= George Raynor (cricketer) =

English clergyman, schoolmaster, and cricketer

George Sydney Raynor (9 October 1852 – 1 September 1887) was an English clergyman, a schoolmaster and a cricketer who played in first-class cricket matches for Cambridge University in 1872 and 1873. He was born at Sandsend, Lythe, North Yorkshire and died at West Wickham, Kent.

Raynor was educated at Brentwood Grammar School, from where he won a scholarship to Winchester College, and at St John's College, Cambridge. At Winchester, he was a right-handed middle-order batsman and a right-arm fast bowler, but at Cambridge he batted very low in the batting order. The 37 not out that he made in the match against Surrey in 1872 constituted more than half of his total first-class runs and was made from No 11 in the batting line-up.
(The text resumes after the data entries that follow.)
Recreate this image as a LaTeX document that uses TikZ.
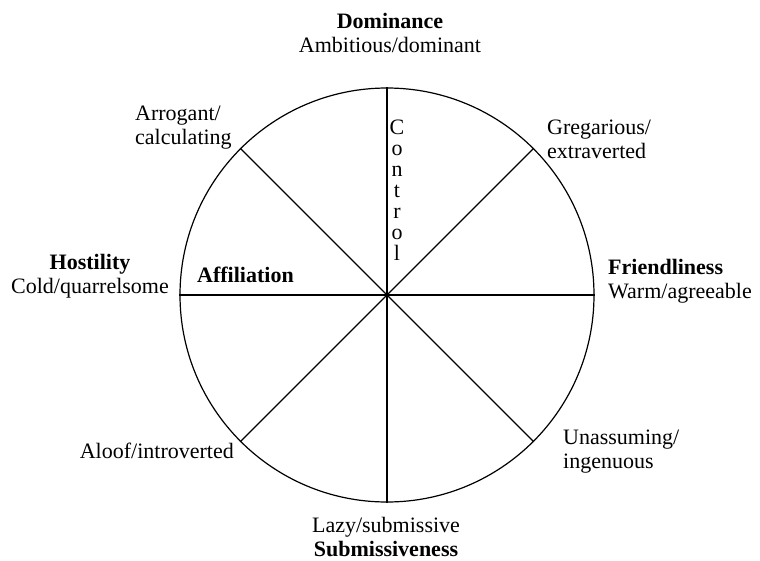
\documentclass[tikz,border=0pt]{standalone}
\usepackage{fontspec}
\setmainfont{Liberation Serif}
\begin{document}
\begin{tikzpicture}[x=1pt,y=-1pt,
  lbl/.style={inner sep=0pt,font=\fontsize{22}{24}\selectfont},
  spoke/.style={line width=1.2pt},
  ringstyle/.style={circle,draw,line width=1.2pt,inner sep=0pt,minimum size=414pt}]
\useasboundingbox (0,0) rectangle (760,560);
% the circle and its four diameters
\node[ringstyle] (ring) at (387,295) {};
\draw[spoke] (ring.north) -- (ring.south);
\draw[spoke] (ring.west) -- (ring.east);
\draw[spoke] (ring.135) -- (ring.-45);
\draw[spoke] (ring.45) -- (ring.-135);
% axis labels
\node[lbl,align=center] (dom) at (390,33) {\textbf{Dominance}\\Ambitious/dominant};
\node[lbl,align=center] (sub) at (386,537) {Lazy/submissive\\\textbf{Submissiveness}};
\node[lbl,align=center] (hos) at (90,276) {\textbf{Hostility}\\Cold/quarrelsome};
\node[lbl,align=left,anchor=west] (fri) at (608,281) {\textbf{Friendliness}\\Warm/agreeable};
% octant labels
\node[lbl,align=left,anchor=west] (arr) at (135,128) {Arrogant/\\calculating};
\node[lbl,align=left,anchor=west] (gre) at (547,139) {Gregarious/\\extraverted};
\node[lbl,anchor=east] (alo) at (234,451) {Aloof/introverted};
\node[lbl,align=left,anchor=west] (una) at (563,452) {Unassuming/\\ingenuous};
% dimension labels inside the circle
\node[lbl,anchor=west] (aff) at (197,275) {\textbf{Affiliation}};
\node[inner sep=0pt,align=center,font=\fontsize{22}{21}\selectfont] (ctl) at (397,190) {C\\o\\n\\t\\r\\o\\l};
\end{tikzpicture}
\end{document}
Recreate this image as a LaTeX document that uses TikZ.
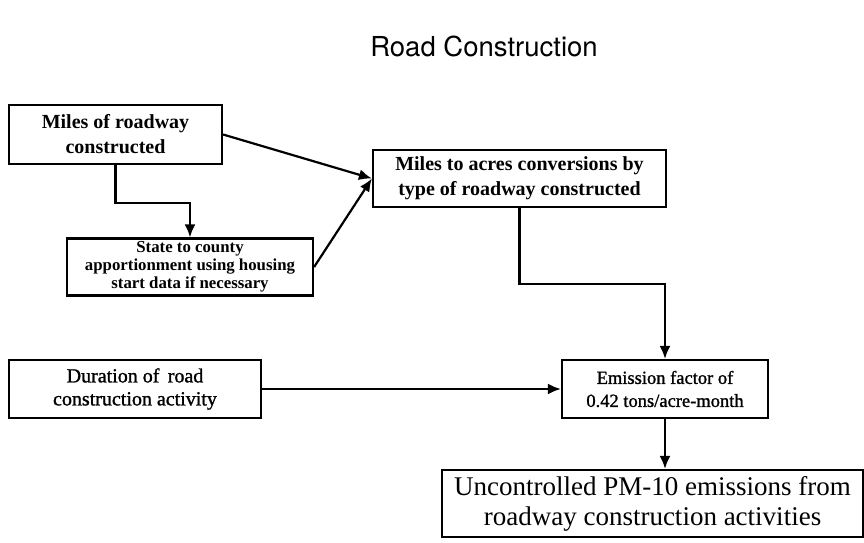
\documentclass[tikz,border=0pt]{standalone}
\usepackage{fontspec}
\setmainfont{Liberation Serif}
\newfontfamily\headfont{TeX Gyre Heros}
\newfontfamily\denseserif{Liberation Serif}[FakeBold=1.2]
\usetikzlibrary{arrows.meta, positioning}

\begin{document}
\begin{tikzpicture}[x=1pt, y=-1pt,
    box/.style={draw, line width=2.2pt, align=center, inner sep=0pt},
    link/.style={-{Latex[length=13pt, width=11pt]}, line width=2.2pt}]
    \useasboundingbox (0,0) rectangle (864,542);
    \node[font=\headfont\fontsize{27.5}{32}\selectfont] (title) at (484,46) {Road Construction};
    \node[box, minimum width=213pt, minimum height=59pt, font=\bfseries\fontsize{20}{25}\selectfont] (miles) at (115.5,134.5) {Miles of roadway\\constructed};
    \node[box, minimum width=246pt, minimum height=57pt, font=\bfseries\fontsize{16.8}{18}\selectfont] (state) at (190,267) {State to county\\apportionment using housing\\start data if necessary};
    \node[box, minimum width=293pt, minimum height=57pt, font=\bfseries\fontsize{20}{25}\selectfont] (acres) at (519.5,178.5) {Miles to acres conversions by\\type of roadway constructed};
    \node[box, minimum width=252pt, minimum height=58pt, font=\denseserif\fontsize{20}{23}\selectfont] (duration) at (135,389) {Duration of\, road\\construction activity};
    \node[box, minimum width=206pt, minimum height=58pt, font=\denseserif\fontsize{18.5}{23}\selectfont] (factor) at (665,389) {Emission factor of\\0.42 tons/acre-month};
    \node[box, minimum width=421pt, minimum height=67pt, font=\fontsize{27}{30}\selectfont] (pm) at (652.5,503.5) {Uncontrolled PM-10 emissions from\\roadway construction activities};
    \draw[link] (miles.east) -- (acres.west);
    \draw[link] (state.east) -- (acres.west);
    \draw[link] (miles.south) -- ++(0,38) -| (state.north);
    \draw[link] (acres.south) -- ++(0,76) -| (factor.north);
    \draw[link] (duration.east) -- (factor.west);
    \draw[link] (factor.south) -- (factor.south |- pm.north);
\end{tikzpicture}
\end{document}
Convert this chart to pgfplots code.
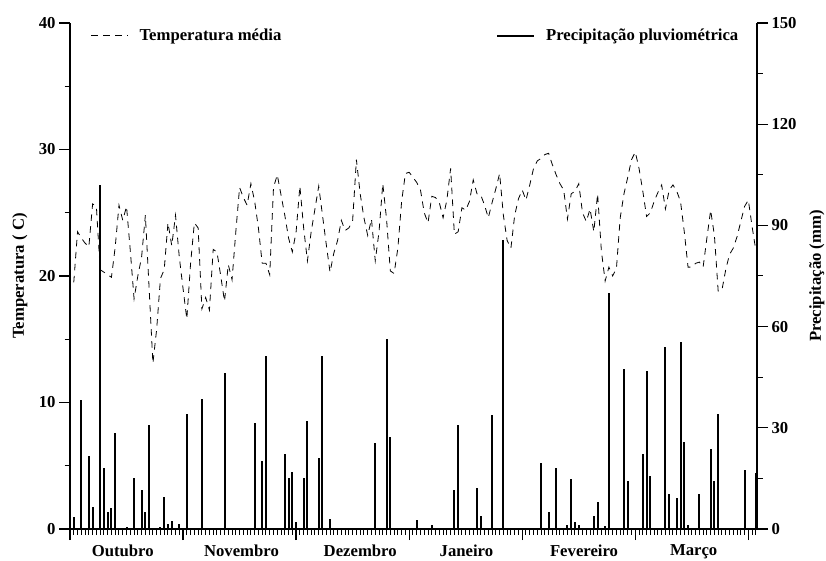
\documentclass[border=0pt]{standalone}
\usepackage{pgfplots}
\pgfplotsset{compat=1.18}
\usepackage{fontspec}
\setmainfont{Liberation Serif}

\newcommand\lbl{\fontsize{16.7bp}{20bp}\selectfont\bfseries}

% daily mean temperature (C), day 1 = 1 October
\pgfplotstableread{
d t
1 19.5
2 23.5
3 23.0
4 22.6
5 22.3
6 25.7
7 25.5
8 20.5
9 20.3
10 20.1
11 19.9
12 22.3
13 25.6
14 24.4
15 25.5
16 22.0
17 18.2
18 20.0
19 21.5
20 24.8
21 19.0
22 13.1
23 15.8
24 19.8
25 20.5
26 24.2
27 22.4
28 24.8
29 21.5
30 19.0
31 16.6
32 21.0
33 24.2
34 23.8
35 17.4
36 18.3
37 17.3
38 22.1
39 21.9
40 20.0
41 18.0
42 20.9
43 19.7
44 23.5
45 27.0
46 26.2
47 25.6
48 27.3
49 25.9
50 23.8
51 21.0
52 21.0
53 20.1
54 27.0
55 28.0
56 26.4
57 24.8
58 23.0
59 21.9
60 23.5
61 27.1
62 23.8
63 21.2
64 23.5
65 25.3
66 27.1
67 24.8
68 22.5
69 20.3
70 21.8
71 22.8
72 24.4
73 23.6
74 23.8
75 24.4
76 29.2
77 26.5
78 24.6
79 23.2
80 24.5
81 21.2
82 23.5
83 27.3
84 24.5
85 20.4
86 20.2
87 22.2
88 25.9
89 28.1
90 28.2
91 27.8
92 27.4
93 26.8
94 25.0
95 24.2
96 26.3
97 26.2
98 25.8
99 24.6
100 26.0
101 28.5
102 23.3
103 23.5
104 25.4
105 25.2
106 25.9
107 27.6
108 26.5
109 26.4
110 25.6
111 24.6
112 25.8
113 26.9
114 28.1
115 24.8
116 22.8
117 22.2
118 24.8
119 26.1
120 26.8
121 26.0
122 27.2
123 28.5
124 29.1
125 29.3
126 29.6
127 29.7
128 28.8
129 28.0
130 27.3
131 26.8
132 24.5
133 26.5
134 26.7
135 27.3
136 25.0
137 24.3
138 25.3
139 23.5
140 26.5
141 22.0
142 19.6
143 20.7
144 20.0
145 20.6
146 24.6
147 26.5
148 27.8
149 29.2
150 29.8
151 28.5
152 26.7
153 24.7
154 25.0
155 25.9
156 26.6
157 27.2
158 25.3
159 26.8
160 27.2
161 26.7
162 25.9
163 23.5
164 20.7
165 20.7
166 21.0
167 21.1
168 20.7
169 23.0
170 25.2
171 23.2
172 18.8
173 18.9
174 20.5
175 21.7
176 22.2
177 23.1
178 24.3
179 25.5
180 26.0
181 23.9
182 22.0
}\temperatura

% daily rainfall (mm), days without rain omitted
\pgfplotstableread{
d p
1 3.6
3 38.2
5 21.5
6 6.5
8 102.0
9 18.1
10 5.0
11 6.3
12 28.4
15 0.5
17 15.1
19 11.6
20 5.0
21 30.9
24 0.5
25 9.4
26 1.4
27 2.3
29 1.4
31 34.2
35 38.6
36 0.3
41 46.1
49 31.5
51 20.2
52 51.3
57 22.3
58 15.0
59 17.0
60 2.0
62 15.1
63 32.0
66 21.1
67 51.3
69 2.9
72 0.3
81 25.4
84 56.2
85 27.4
92 2.6
96 1.1
102 11.6
103 30.9
108 12.1
109 3.8
112 33.8
113 0.3
115 85.7
125 19.6
127 5.0
129 18.0
132 1.2
133 14.9
134 2.0
135 1.2
139 3.8
140 8.1
142 0.9
143 70.1
147 47.3
148 14.1
152 22.1
153 46.8
154 15.8
158 54.0
159 10.4
161 9.1
162 55.3
163 25.9
164 1.1
167 10.4
170 23.7
171 14.1
172 34.1
179 17.6
182 16.7
}\chuva

\begin{document}
\begin{tikzpicture}
\useasboundingbox (0,0) rectangle (826bp,561bp);
\pgfplotsset{
  common/.style={
    at={(70bp,32bp)}, anchor=south west,
    scale only axis, width=687bp, height=506bp,
    xmin=0, xmax=182.3,
    tick align=outside,
    /pgf/number format/assume math mode=true,
    tick label style={font=\lbl},
    label style={font=\lbl},
    axis line style={line width=1.6bp},
    major tick style={line width=1.3bp, black},
    minor tick style={line width=1bp, black},
    major tick length=11bp, minor tick length=5.5bp,
    legend style={draw=none, fill=none, font=\lbl, inner sep=0pt,
      /tikz/every odd column/.append style={column sep=9bp}},
    legend image code/.code={\draw[##1] (0bp,0bp) -- (37bp,0bp);},
  }
}
\begin{axis}[common,
  axis x line*=bottom, axis y line*=left,
  ymin=0, ymax=40, ytick={0,10,...,40}, minor ytick={5,15,25,35},
  xtick={0,30,...,180}, xticklabels={}, minor xtick={0,1,...,182},
  extra x ticks={14,45.5,77,105.2,136.4,165.5},
  extra x tick labels={Outubro,Novembro,Dezembro,Janeiro,Fevereiro,Março},
  extra x tick style={major tick length=0pt},
  xticklabel style={yshift=-12bp},
  ylabel={Temperatura ( C)},
  ylabel style={at={(axis description cs:-0.067,0.5)}, anchor=base},
  legend style={at={(axis description cs:0.03,0.975)}, anchor=west},
]
\addplot[black, line width=0.8bp, dash pattern=on 6.5bp off 5.5bp] table[x=d, y=t] {\temperatura};
\addlegendentry{Temperatura média}
\end{axis}
\begin{axis}[common,
  axis x line=none, axis y line*=right,
  ymin=0, ymax=150, ytick={0,30,...,150}, minor ytick={15,45,...,135},
  ylabel={Precipitação (mm)},
  ylabel style={at={(axis description cs:1.093,0.5)}, anchor=base},
  legend style={at={(axis description cs:0.976,0.975)}, anchor=east},
]
\addplot[ycomb, black, line width=2bp] table[x=d, y=p] {\chuva};
\addlegendentry{Precipitação pluviométrica}
\end{axis}
\end{tikzpicture}
\end{document}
In the previous match, he had taken five wickets in the second innings of the Gentlemen of England game for 44 runs, and this was the best bowling performance of his first-class career. He was picked for the 1872 University Match against Oxford University, but was not successful, failing to take a wicket. In 1873, he played only a single match, again with little success, and was not selected again.

Raynor graduated from Cambridge University with a Bachelor of Arts degree in 1875 and took up a post as an assistant master at Repton School; he was ordained as a Church of England priest in 1877. From 1881 to 1886 he was headmaster of Kensington Foundation School and for the last year of his life was headmaster of the Royal Naval Academy at Gosport.